Written by Tom Freeman on 31 May 2018 in News

Productivity growth in 2018 has been revised down from 0.5 per cent to 0.2 per cent, while real wages are now anticipated to fall by 0.5 per cent during 2018

Derek Mackay's budget - Scottish Parliament

Scotland’s economy will experience slower growth than expected, according to the latest forecasts from the Scottish Fiscal Commission (SFC).

The independent forecaster said the outlook “remains subdued” but revised down its growth predictions for GDP, productivity and wages, which will impact on income tax revenue.

The Scottish Government acknowledged the figures were “challenging” but blamed ongoing economic policy at Westminster.

Productivity growth in 2018 has been revised down from 0.5 per cent to 0.2 per cent, while real wages are now anticipated to fall by 0.5 per cent during 2018, before gradually levelling off in 2019 and starting to grow slowly from 2020.

While Brexit uncertainty continues, the Commission “broadly expects both the uncertainty created by the UK-EU negotiation and the final settlement to impact negatively on the Scottish economy over the next five years”.

While the overall population of Scotland is expected to increase, the SFC predicts the working-age population will shrink from this year. This is in contrast to an expected growth in the 16-64 population in the UK as a whole.

Finance Secretary Derek Mackay reported the figures to MSPs as part of his Medium Term Financial Strategy statement in the Scottish Parliament.

“We want to grow the economy, invest in public services and give the taxpayers of Scotland the best deal anywhere in the UK. We have set out our key social and economic policies, and despite the challenges ahead of us, we can be trusted to keep on delivering for Scotland,” he said.

But Scottish Conservative shadow finance secretary Murdo Fraser said the figures were proof the SNP was “unfit” to run the economy.

“The consequences of tax hikes, poor growth and low productivity look set to cost public finances hundreds of millions of pounds,” he said.

“Not only is this bleak news for the future, it also leaves an immediate hole in Scotland’s budget of more than £200 million.
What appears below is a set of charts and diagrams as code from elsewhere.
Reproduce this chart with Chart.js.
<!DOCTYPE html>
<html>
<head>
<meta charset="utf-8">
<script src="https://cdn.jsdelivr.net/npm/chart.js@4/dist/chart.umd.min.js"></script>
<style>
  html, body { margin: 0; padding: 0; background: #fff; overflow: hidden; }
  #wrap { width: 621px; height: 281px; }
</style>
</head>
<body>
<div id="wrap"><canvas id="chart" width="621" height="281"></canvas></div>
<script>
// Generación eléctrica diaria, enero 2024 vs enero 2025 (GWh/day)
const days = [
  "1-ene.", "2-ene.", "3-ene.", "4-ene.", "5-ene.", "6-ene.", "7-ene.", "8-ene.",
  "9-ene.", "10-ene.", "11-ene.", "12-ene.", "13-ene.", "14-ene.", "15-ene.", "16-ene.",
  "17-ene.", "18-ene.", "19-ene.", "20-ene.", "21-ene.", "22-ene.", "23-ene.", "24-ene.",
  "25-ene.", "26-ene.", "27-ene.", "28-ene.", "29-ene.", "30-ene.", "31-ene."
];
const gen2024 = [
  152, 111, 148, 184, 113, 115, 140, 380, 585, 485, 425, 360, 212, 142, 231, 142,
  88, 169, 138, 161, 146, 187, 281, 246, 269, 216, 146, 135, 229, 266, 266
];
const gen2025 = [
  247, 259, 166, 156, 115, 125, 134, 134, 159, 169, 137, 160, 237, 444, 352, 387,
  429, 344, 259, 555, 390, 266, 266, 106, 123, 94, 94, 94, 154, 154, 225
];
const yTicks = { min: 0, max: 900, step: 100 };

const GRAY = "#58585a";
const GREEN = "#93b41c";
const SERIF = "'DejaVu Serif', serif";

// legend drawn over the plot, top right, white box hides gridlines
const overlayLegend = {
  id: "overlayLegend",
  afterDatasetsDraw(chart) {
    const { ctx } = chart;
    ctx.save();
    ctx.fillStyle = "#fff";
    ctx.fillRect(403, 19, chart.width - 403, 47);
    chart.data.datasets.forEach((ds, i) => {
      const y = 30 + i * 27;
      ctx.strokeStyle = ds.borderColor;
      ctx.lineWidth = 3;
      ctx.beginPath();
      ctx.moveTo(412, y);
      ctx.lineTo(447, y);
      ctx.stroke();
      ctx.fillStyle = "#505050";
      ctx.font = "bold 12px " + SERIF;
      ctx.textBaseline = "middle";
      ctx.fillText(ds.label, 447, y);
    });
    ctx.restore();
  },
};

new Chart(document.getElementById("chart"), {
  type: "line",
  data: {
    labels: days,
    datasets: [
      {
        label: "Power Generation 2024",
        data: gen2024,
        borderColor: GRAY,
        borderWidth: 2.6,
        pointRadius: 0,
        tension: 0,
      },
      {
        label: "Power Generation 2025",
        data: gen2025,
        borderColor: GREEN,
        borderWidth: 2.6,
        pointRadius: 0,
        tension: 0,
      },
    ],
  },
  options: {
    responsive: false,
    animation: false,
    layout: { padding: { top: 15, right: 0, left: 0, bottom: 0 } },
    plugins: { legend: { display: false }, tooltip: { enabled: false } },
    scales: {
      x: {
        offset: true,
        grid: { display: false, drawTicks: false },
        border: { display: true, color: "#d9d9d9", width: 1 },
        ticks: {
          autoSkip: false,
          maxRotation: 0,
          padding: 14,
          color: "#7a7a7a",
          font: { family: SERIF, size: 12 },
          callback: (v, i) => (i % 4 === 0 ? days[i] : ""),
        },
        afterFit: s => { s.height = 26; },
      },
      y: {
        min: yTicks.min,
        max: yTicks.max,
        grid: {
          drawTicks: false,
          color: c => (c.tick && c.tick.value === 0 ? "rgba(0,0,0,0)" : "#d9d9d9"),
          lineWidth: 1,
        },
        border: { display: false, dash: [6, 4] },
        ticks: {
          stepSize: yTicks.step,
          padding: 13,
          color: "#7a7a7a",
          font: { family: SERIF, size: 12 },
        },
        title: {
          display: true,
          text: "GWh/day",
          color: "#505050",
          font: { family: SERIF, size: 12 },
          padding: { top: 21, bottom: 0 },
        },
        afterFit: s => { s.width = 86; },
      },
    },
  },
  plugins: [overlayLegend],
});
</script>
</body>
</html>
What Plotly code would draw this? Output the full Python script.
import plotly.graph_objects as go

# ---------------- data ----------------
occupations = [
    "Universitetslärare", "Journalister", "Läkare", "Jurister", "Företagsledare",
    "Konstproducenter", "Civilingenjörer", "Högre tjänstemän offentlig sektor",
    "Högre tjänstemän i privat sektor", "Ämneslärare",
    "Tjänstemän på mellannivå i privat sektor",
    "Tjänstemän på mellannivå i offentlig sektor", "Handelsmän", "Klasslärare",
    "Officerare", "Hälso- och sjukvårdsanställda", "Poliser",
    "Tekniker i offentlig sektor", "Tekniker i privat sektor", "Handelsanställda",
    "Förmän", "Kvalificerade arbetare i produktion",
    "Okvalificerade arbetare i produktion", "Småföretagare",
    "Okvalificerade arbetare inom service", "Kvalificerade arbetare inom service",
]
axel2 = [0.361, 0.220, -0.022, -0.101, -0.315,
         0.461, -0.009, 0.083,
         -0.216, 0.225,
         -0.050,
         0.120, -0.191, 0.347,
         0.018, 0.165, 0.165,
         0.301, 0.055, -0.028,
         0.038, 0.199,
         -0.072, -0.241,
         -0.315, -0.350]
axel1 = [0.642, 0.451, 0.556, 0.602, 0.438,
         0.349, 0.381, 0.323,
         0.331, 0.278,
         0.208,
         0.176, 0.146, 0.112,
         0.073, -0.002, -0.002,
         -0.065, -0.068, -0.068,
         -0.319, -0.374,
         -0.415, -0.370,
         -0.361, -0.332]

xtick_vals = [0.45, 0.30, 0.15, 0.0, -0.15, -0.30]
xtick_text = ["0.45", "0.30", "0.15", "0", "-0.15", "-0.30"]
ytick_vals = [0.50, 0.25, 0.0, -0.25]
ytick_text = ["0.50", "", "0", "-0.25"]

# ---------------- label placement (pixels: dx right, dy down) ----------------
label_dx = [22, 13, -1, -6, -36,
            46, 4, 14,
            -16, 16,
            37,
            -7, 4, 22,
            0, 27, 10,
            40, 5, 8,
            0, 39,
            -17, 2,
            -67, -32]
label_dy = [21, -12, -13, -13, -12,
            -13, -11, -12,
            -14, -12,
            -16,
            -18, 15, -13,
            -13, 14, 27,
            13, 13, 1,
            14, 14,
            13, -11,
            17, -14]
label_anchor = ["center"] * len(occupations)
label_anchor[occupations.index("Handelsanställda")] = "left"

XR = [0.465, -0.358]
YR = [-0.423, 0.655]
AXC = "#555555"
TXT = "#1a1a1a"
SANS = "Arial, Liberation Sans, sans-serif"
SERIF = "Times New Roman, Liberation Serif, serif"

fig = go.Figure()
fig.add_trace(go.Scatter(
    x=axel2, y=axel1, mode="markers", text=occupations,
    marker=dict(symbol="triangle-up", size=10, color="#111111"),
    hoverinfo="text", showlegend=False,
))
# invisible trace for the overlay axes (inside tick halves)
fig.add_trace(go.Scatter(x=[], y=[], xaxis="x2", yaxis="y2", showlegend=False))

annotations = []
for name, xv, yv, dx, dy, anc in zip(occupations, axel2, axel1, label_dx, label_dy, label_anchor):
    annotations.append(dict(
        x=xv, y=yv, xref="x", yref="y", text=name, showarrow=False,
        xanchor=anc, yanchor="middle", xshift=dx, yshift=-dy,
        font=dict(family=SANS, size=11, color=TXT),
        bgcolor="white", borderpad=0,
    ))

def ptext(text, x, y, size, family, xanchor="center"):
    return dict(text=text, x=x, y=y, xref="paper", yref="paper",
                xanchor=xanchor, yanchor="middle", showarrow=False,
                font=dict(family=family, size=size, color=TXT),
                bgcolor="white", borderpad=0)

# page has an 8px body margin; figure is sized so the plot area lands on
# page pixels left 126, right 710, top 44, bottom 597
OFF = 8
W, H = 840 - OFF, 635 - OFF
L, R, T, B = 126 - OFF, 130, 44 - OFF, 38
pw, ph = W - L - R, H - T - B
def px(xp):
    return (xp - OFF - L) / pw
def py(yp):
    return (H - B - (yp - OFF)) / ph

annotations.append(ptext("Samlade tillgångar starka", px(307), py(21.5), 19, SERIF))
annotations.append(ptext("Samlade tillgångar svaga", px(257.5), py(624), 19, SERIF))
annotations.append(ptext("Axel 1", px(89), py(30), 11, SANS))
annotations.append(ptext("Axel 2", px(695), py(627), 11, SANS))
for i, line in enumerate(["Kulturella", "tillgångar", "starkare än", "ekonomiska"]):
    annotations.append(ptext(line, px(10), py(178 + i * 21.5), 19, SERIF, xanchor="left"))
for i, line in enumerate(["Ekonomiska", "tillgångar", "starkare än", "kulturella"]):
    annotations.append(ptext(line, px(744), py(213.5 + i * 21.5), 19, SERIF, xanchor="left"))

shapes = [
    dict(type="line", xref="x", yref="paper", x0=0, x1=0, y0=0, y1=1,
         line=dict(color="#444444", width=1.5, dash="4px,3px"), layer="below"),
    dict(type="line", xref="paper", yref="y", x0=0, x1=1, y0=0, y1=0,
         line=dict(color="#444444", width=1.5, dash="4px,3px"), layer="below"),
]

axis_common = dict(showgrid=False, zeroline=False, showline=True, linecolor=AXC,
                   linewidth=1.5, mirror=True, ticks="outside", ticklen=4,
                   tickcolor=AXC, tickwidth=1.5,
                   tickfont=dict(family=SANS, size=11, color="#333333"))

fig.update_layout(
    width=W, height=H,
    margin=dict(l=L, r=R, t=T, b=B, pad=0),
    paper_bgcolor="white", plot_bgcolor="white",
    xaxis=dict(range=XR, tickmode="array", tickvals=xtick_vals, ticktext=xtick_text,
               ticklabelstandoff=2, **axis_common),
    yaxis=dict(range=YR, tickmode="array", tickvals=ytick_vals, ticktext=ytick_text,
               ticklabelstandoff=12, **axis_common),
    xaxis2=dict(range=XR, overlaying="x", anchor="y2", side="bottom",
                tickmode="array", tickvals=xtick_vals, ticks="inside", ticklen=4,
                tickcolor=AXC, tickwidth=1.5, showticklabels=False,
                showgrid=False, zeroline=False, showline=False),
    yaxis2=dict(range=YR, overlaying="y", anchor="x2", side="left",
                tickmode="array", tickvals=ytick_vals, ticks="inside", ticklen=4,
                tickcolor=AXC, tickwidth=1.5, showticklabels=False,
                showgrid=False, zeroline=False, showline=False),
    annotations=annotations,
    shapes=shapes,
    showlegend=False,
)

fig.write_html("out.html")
“Unless the SNP government sorts this out, the consequences could be even deeper cuts to public services.”

Scottish Labour’s finance spokesperson James Kelly and Liberal Democrat leader Willie Rennie described the report as “grim”.
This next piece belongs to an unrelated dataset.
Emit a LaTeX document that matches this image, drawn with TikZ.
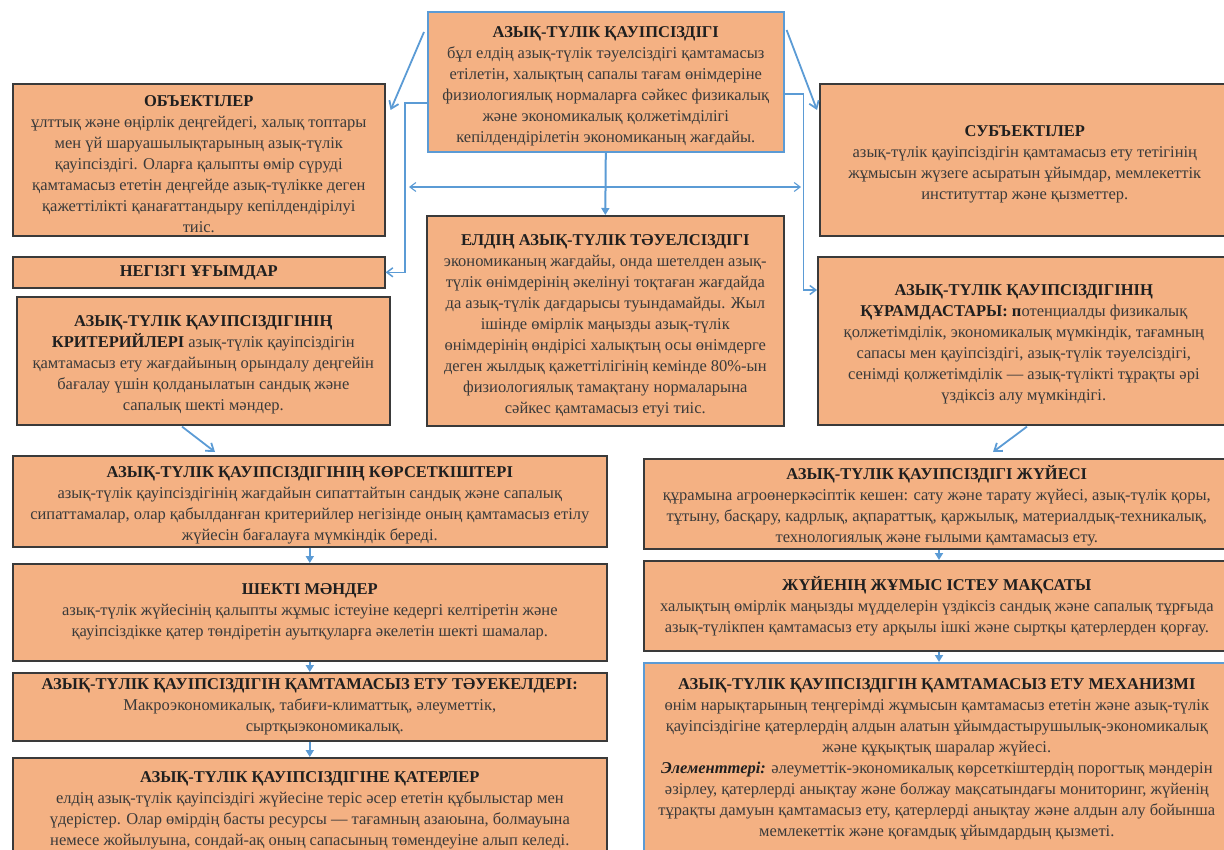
\documentclass[tikz,border=0pt]{standalone}
\usepackage{fontspec}
\setmainfont{Liberation Serif}
\usetikzlibrary{arrows.meta,calc}
\definecolor{boxfill}{HTML}{F4B183}
\definecolor{boxline}{HTML}{3A3A3A}
\definecolor{conn}{HTML}{5B9BD5}
\definecolor{txtc}{HTML}{3A3A3A}
\tikzset{
  box/.style={draw=boxline, fill=boxfill, line width=1.6pt, inner sep=0pt, align=center,
    font=\fontsize{16.5}{21}\selectfont, text=txtc, anchor=north west},
  bluebox/.style={box, draw=conn},
  txtnode/.style={inner sep=0pt, align=center, font=\fontsize{16.5}{21}\selectfont, text=txtc},
  arr/.style={draw=conn, line width=1.8pt, -{Straight Barb[length=7pt,width=10pt]}},
  elb/.style={draw=conn, line width=1.5pt, -{Straight Barb[length=6pt,width=9pt]}},
  varr/.style={draw=conn, line width=2pt, -{Triangle[length=7pt,width=8pt]}},
}
\newcommand{\ttl}[1]{{\bfseries\color{black!88}#1}}
\newcommand{\strA}{\rule{0pt}{20pt}}
\newcommand{\strB}{\rule{0pt}{18pt}}
\begin{document}
\begin{tikzpicture}[x=1pt,y=-1pt]
\useasboundingbox (0,0) rectangle (1224,850);
\clip (0,0) rectangle (1224,850);

% top centre
\node[bluebox, minimum width=356pt, minimum height=140pt] (top) at (427,11)
 {\strA\ttl{АЗЫҚ-ТҮЛІК ҚАУІПСІЗДІГІ}\\
 бұл елдің азық-түлік тәуелсіздігі қамтамасыз\\
 етілетін, халықтың сапалы тағам өнімдеріне\\
 физиологиялық нормаларға сәйкес физикалық\\
 және экономикалық қолжетімділігі\\
 кепілдендірілетін экономиканың жағдайы.};

% left upper
\node[box, minimum width=372pt, minimum height=152pt] (obj) at (12,83)
 {\strA\ttl{ОБЪЕКТІЛЕР}\\
 ұлттық және өңірлік деңгейдегі, халық топтары\\
 мен үй шаруашылықтарының азық-түлік\\
 қауіпсіздігі. Оларға қалыпты өмір сүруді\\
 қамтамасыз ететін деңгейде азық-түлікке деген\\
 қажеттілікті қанағаттандыру кепілдендірілуі\\
 тиіс.};

\node[box, minimum width=372pt, minimum height=31pt] (neg) at (12,256)
 {\ttl{НЕГІЗГІ ҰҒЫМДАР}};

\node[box, minimum width=373pt, minimum height=128pt] (krit) at (16,296)
 {\strB\ttl{АЗЫҚ-ТҮЛІК ҚАУІПСІЗДІГІНІҢ}\\
 \ttl{КРИТЕРИЙЛЕРІ} азық-түлік қауіпсіздігін\\
 қамтамасыз ету жағдайының орындалу деңгейін\\
 бағалау үшін қолданылатын сандық және\\
 сапалық шекті мәндер.};

% right upper
\node[box, minimum width=410pt, minimum height=152pt] (subj) at (819,83)
 {\strA\ttl{СУБЪЕКТІЛЕР}\\
 азық-түлік қауіпсіздігін қамтамасыз ету тетігінің\\
 жұмысын жүзеге асыратын ұйымдар, мемлекеттік\\
 институттар және қызметтер.};

\node[box, minimum width=412pt, minimum height=168pt] (kur) at (817,256)
 {\strB\ttl{АЗЫҚ-ТҮЛІК ҚАУІПСІЗДІГІНІҢ}\\
 \ttl{ҚҰРАМДАСТАРЫ: п}отенциалды физикалық\\
 қолжетімділік, экономикалық мүмкіндік, тағамның\\
 сапасы мен қауіпсіздігі, азық-түлік тәуелсіздігі,\\
 сенімді қолжетімділік — азық-түлікті тұрақты әрі\\
 үздіксіз алу мүмкіндігі.};

% middle
\node[box, minimum width=357pt, minimum height=210pt] (mid) at (426,215)
 {\strA\ttl{ЕЛДІҢ АЗЫҚ-ТҮЛІК ТӘУЕЛСІЗДІГІ}\\
 экономиканың жағдайы, онда шетелден азық-\\
 түлік өнімдерінің әкелінуі тоқтаған жағдайда\\
 да азық-түлік дағдарысы туындамайды. Жыл\\
 ішінде өмірлік маңызды азық-түлік\\
 өнімдерінің өндірісі халықтың осы өнімдерге\\
 деген жылдық қажеттілігінің кемінде 80\%-ын\\
 физиологиялық тамақтану нормаларына\\
 сәйкес қамтамасыз етуі тиіс.};

% left column lower
\node[box, minimum width=594pt, minimum height=91pt] (kors) at (12,455)
 {\strB\ttl{АЗЫҚ-ТҮЛІК ҚАУІПСІЗДІГІНІҢ КӨРСЕТКІШТЕРІ}\\
 азық-түлік қауіпсіздігінің жағдайын сипаттайтын сандық және сапалық\\
 сипаттамалар, олар қабылданған критерийлер негізінде оның қамтамасыз етілу\\
 жүйесін бағалауға мүмкіндік береді.};

\node[box, minimum width=594pt, minimum height=97pt] (shek) at (12,563)
 {\ttl{ШЕКТІ МӘНДЕР}\\
 азық-түлік жүйесінің қалыпты жұмыс істеуіне кедергі келтіретін және\\
 қауіпсіздікке қатер төндіретін ауытқуларға әкелетін шекті шамалар.};

\node[box, minimum width=594pt, minimum height=68pt] (taue) at (12,672)
 {\ttl{АЗЫҚ-ТҮЛІК ҚАУІПСІЗДІГІН ҚАМТАМАСЫЗ ЕТУ ТӘУЕКЕЛДЕРІ:}\\
 Макроэкономикалық, табиғи-климаттық, әлеуметтік,\\
 \hspace*{30pt}сыртқыэкономикалық.};

\node[box, minimum width=594pt, minimum height=110pt] (qater) at (12,757) {};
\node[txtnode, anchor=north] (qatertxt) at ($(qater.north)+(0,14)$)
 {\ttl{АЗЫҚ-ТҮЛІК ҚАУІПСІЗДІГІНЕ ҚАТЕРЛЕР}\\
 елдің азық-түлік қауіпсіздігі жүйесіне теріс әсер ететін құбылыстар мен\\
 үдерістер. Олар өмірдің басты ресурсы — тағамның азаюына, болмауына\\
 немесе жойылуына, сондай-ақ оның сапасының төмендеуіне алып келеді.};

% right column lower
\node[box, minimum width=586pt, minimum height=90pt] (juie) at (643,458)
 {\strB\ttl{АЗЫҚ-ТҮЛІК ҚАУІПСІЗДІГІ ЖҮЙЕСІ}\\
 құрамына агроөнеркәсіптік кешен: сату және тарату жүйесі, азық-түлік қоры,\\
 тұтыну, басқару, кадрлық, ақпараттық, қаржылық, материалдық-техникалық,\\
 технологиялық және ғылыми қамтамасыз ету.};

\node[box, minimum width=586pt, minimum height=90pt] (maqs) at (643,560)
 {\ttl{ЖҮЙЕНІҢ ЖҰМЫС ІСТЕУ МАҚСАТЫ}\\
 халықтың өмірлік маңызды мүдделерін үздіксіз сандық және сапалық тұрғыда\\
 азық-түлікпен қамтамасыз ету арқылы ішкі және сыртқы қатерлерден қорғау.};

\node[bluebox, minimum width=586pt, minimum height=210pt] (mech) at (643,662) {};
\node[txtnode, anchor=north] (mechtxt) at ($(mech.north)+(0,16)$)
 {\ttl{АЗЫҚ-ТҮЛІК ҚАУІПСІЗДІГІН ҚАМТАМАСЫЗ ЕТУ МЕХАНИЗМІ}\\
 өнім нарықтарының теңгерімді жұмысын қамтамасыз ететін және азық-түлік\\
 қауіпсіздігіне қатерлердің алдын алатын ұйымдастырушылық-экономикалық\\
 және құқықтық шаралар жүйесі.\\
 {\bfseries\itshape\color{black!88}Элементтері:} әлеуметтік-экономикалық көрсеткіштердің порогтық мәндерін\\
 әзірлеу, қатерлерді анықтау және болжау мақсатындағы мониторинг, жүйенің\\
 тұрақты дамуын қамтамасыз ету, қатерлерді анықтау және алдын алу бойынша\\
 мемлекеттік және қоғамдық ұйымдардың қызметі.};

% connectors
\coordinate (a1s) at ($(top.north west)+(-3,21)$);
\coordinate (a1e) at ($(obj.north east)+(5,27)$);
\draw[arr] (a1s) -- (a1e);
\coordinate (a2s) at ($(top.north east)+(2,19)$);
\coordinate (a2e) at ($(subj.north west)+(-2,27)$);
\draw[arr] (a2s) -- (a2e);

\draw[elb] ($(top.north west)+(0,92)$) -- ++(-22,0) |- (neg.east);
\draw[elb] ($(top.north east)+(0,83)$) -- ++(19,0) |- ($(kur.north west)+(0,34)$);

\coordinate (dl) at (409,187);
\coordinate (dr) at (801,187);
\draw[draw=conn, line width=1.1pt, {Straight Barb[length=6pt,width=9pt]}-{Straight Barb[length=6pt,width=9pt]}] (dl) -- (dr);

\draw[varr] (top.south) -- (mid.north);

\draw[arr] ($(krit.south west)+(166,1)$) -- ($(kors.north west)+(203,-3)$);
\draw[arr] ($(kur.south west)+(210,1)$) -- ($(juie.north west)+(350,-6)$);

\draw[varr] (kors.south) -- (shek.north);
\draw[varr] (shek.south) -- (taue.north);
\draw[varr] (taue.south) -- (qater.north);
\draw[varr] ($(juie.south west)+(296,0)$) -- ($(maqs.north west)+(296,0)$);
\draw[varr] ($(maqs.south west)+(296,0)$) -- ($(mech.north west)+(296,0)$);
\end{tikzpicture}
\end{document}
Kelly said: “SNP Finance Secretary Derek Mackay needs to stop promoting another divisive referendum and start taxing millionaires rather than punishing Scottish communities.”

Rennie said: “The real world impact of this adjusted forecast is less money for our schools, our hospitals and our police service.

“Today the Finance Secretary tried every trick in the book to avoid answering but the public now know it has been a decade of economic mismanagement.”